The Board tentatively decided that:
- An insurer should derecognize an existing contract and recognize a new contract (under the applicable guidance for the new contract) if it amends the contract in a way that would have resulted in a different assessment of either of the following items had the amended terms been in place at the inception of the contract:
- Whether the contract is within the scope of the insurance contract standard
- Whether to use the premium allocation approach or the building-block approach to account for the insurance contract.
- Additionally, an insurer should derecognize an existing contract and recognize a new contract if any of the following conditions exist:
- The insured event, risk, or period of coverage of the contract has changed, as noted by significant changes in the kind and degree of mortality risk, morbidity risk, or other insurance risk, if any.
- The nature of the investment return rights (for example, whether amounts are determined by formulas specified by the contract, pass through of actual performance of referenced investments, or at the discretion of the insurer) accounted for as part of the insurance contract, if any, between the insurance enterprise and the contract holder has changed.

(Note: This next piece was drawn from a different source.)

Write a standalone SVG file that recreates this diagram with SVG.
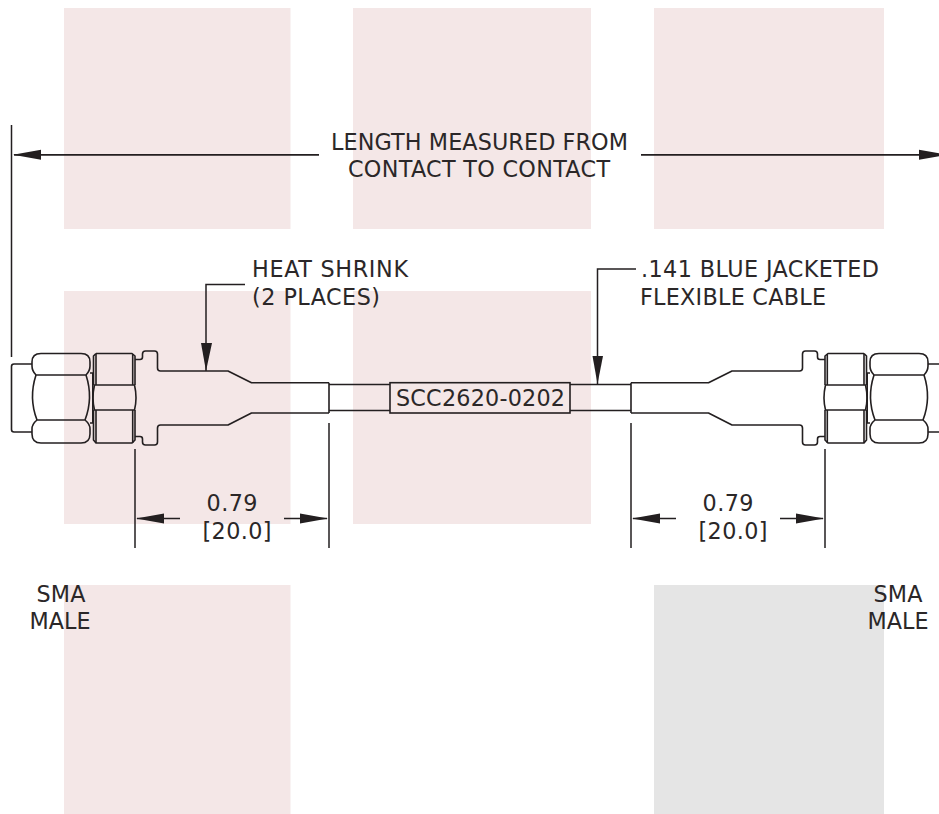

- Any additional deposit, premium, or charge relating to the original benefit or coverage, in excess of amounts specified or allowed in the original contract, is required to effect the transaction; or if there is a reduction in the original benefit or coverage, the deposit, premiums, or charges are not reduced by an amount at least equal to the corresponding reduction in benefits or coverage.
- There is a net reduction in the contract holder’s account value or the cash surrender value, if any exists, other than resulting from distributions to the contract holder or contract designee or charges related to newly purchased or elected benefits or coverages.
- There is a change in the participation or dividend features of the contract, if any such features exist.
The Board tentatively decided that for remeasurement of foreign currency transactions, all financial statement components related to an insurance contract should be classified as monetary.
The Board will continue its discussions at its meeting on February 13, 2013.